* [WHAT IS REQUIRED] Please write out the lines of the data exactly, beginning with the first and ending with the line containing "plt.rcParams['font.family'] = ['Liberation"; leave the pictures behind.

- - - - - - -

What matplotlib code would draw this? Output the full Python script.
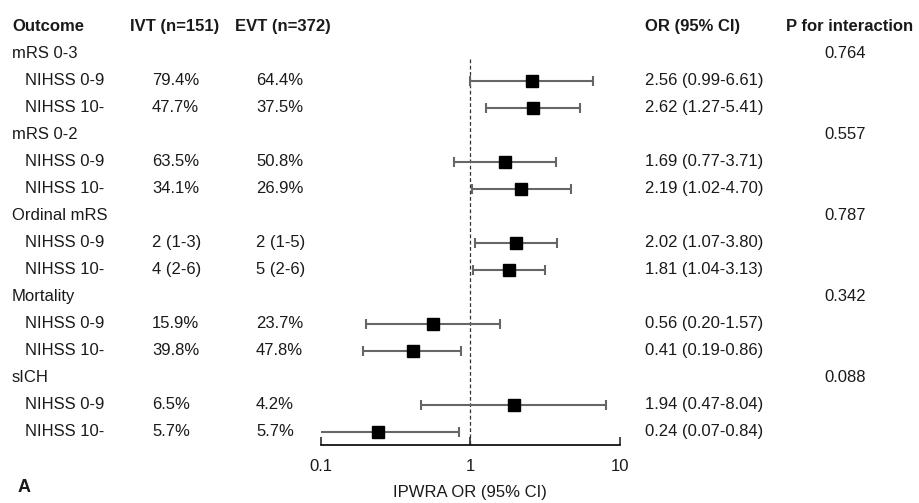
import matplotlib
matplotlib.use("Agg")
import matplotlib.pyplot as plt
from matplotlib.transforms import blended_transform_factory

plt.rcParams['font.family'] = ['Liberation Sans', 'DejaVu Sans']

outcomes = ["mRS 0-3", "mRS 0-2", "Ordinal mRS", "Mortality", "sICH"]
subgroups = ["NIHSS 0-9", "NIHSS 10-"]
ivt = [["79.4%", "47.7%"], ["63.5%", "34.1%"], ["2 (1-3)", "4 (2-6)"],
       ["15.9%", "39.8%"], ["6.5%", "5.7%"]]
evt = [["64.4%", "37.5%"], ["50.8%", "26.9%"], ["2 (1-5)", "5 (2-6)"],
       ["23.7%", "47.8%"], ["4.2%", "5.7%"]]
or_est = [[2.56, 2.62], [1.69, 2.19], [2.02, 1.81], [0.56, 0.41], [1.94, 0.24]]
or_lo = [[0.99, 1.27], [0.77, 1.02], [1.07, 1.04], [0.20, 0.19], [0.47, 0.07]]
or_hi = [[6.61, 5.41], [3.71, 4.70], [3.80, 3.13], [1.57, 0.86], [8.04, 0.84]]
p_int = ["0.764", "0.557", "0.787", "0.342", "0.088"]
xticks = [0.1, 1, 10]
xtick_labels = ["0.1", "1", "10"]
headers = ["Outcome", "IVT (n=151)", "EVT (n=372)", "OR (95% CI)", "P for interaction"]

W, H = 920, 503
fig = plt.figure(figsize=(W / 100, H / 100), dpi=100)
# rows: y_px = 26.5 + 27 * index ; axis line at 445 px
y0, dy = 26.5, 27.0
ybot = (445 - y0) / dy
ytop = (0 - y0) / dy
ax = fig.add_axes([321 / W, (H - 445) / H, (620 - 321) / W, 445 / H])
ax.set_xscale('log')
ax.set_xlim(0.1, 10)
ax.set_ylim(ybot, ytop)
for s in ['left', 'right', 'top']:
    ax.spines[s].set_visible(False)
ax.spines['bottom'].set_linewidth(1.2)
ax.set_yticks([])
ax.set_xticks(xticks)
ax.set_xticklabels(xtick_labels)
ax.xaxis.set_minor_locator(matplotlib.ticker.NullLocator())
ax.tick_params(axis='x', direction='in', length=6, width=1.1, labelsize=12, pad=10, colors='#1a1a1a')

ax.vlines(1, 1.2, ybot, colors='#333333', linestyles=(0, (3, 2)), linewidth=0.9)

tr = blended_transform_factory(fig.transFigure, ax.transData)
fs = 12
tc = '#1a1a1a'
hx = [12, 130.5, 235, 645, 786.5]
for x, h in zip(hx, headers):
    ax.text(x / W, 0, h, transform=tr, fontsize=fs, fontweight='bold', va='center', ha='left', color=tc, clip_on=False)

row = 1
for i, oc in enumerate(outcomes):
    ax.text(12 / W, row, oc, transform=tr, fontsize=fs, va='center', color=tc)
    ax.text(845 / W, row, p_int[i], transform=tr, fontsize=fs, va='center', ha='center', color=tc)
    row += 1
    for j, sg in enumerate(subgroups):
        ax.text(25 / W, row, sg, transform=tr, fontsize=fs, va='center', color=tc)
        ax.text(152 / W, row, ivt[i][j], transform=tr, fontsize=fs, va='center', color=tc)
        ax.text(256 / W, row, evt[i][j], transform=tr, fontsize=fs, va='center', color=tc)
        e, lo, hi = or_est[i][j], or_lo[i][j], or_hi[i][j]
        ax.text(645 / W, row, f"{e:.2f} ({lo:.2f}-{hi:.2f})", transform=tr, fontsize=fs, va='center', color=tc)
        ax.errorbar([e], [row], xerr=[[e - lo], [hi - e]], fmt='none', ecolor='#666666',
                    elinewidth=1.5, capsize=3.6, capthick=1.5, zorder=2)
        ax.plot([e], [row], marker='s', markersize=8.5, color='black', zorder=3)
        row += 1

fig.text(470 / W, 1 - 493 / H, "IPWRA OR (95% CI)", fontsize=12, ha='center', va='center', color=tc)
fig.text(18 / W, 1 - 487 / H, "A", fontsize=13, fontweight='bold', ha='left', va='center', color=tc)

fig.savefig("out.png", dpi=100)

- - - - - - -

* [TASK OUTPUT]
What matplotlib code would draw this? Output the full Python script.
import matplotlib
matplotlib.use("Agg")
import matplotlib.pyplot as plt
from matplotlib.transforms import blended_transform_factory

plt.rcParams['font.family'] = ['Liberation Sans', 'DejaVu Sans']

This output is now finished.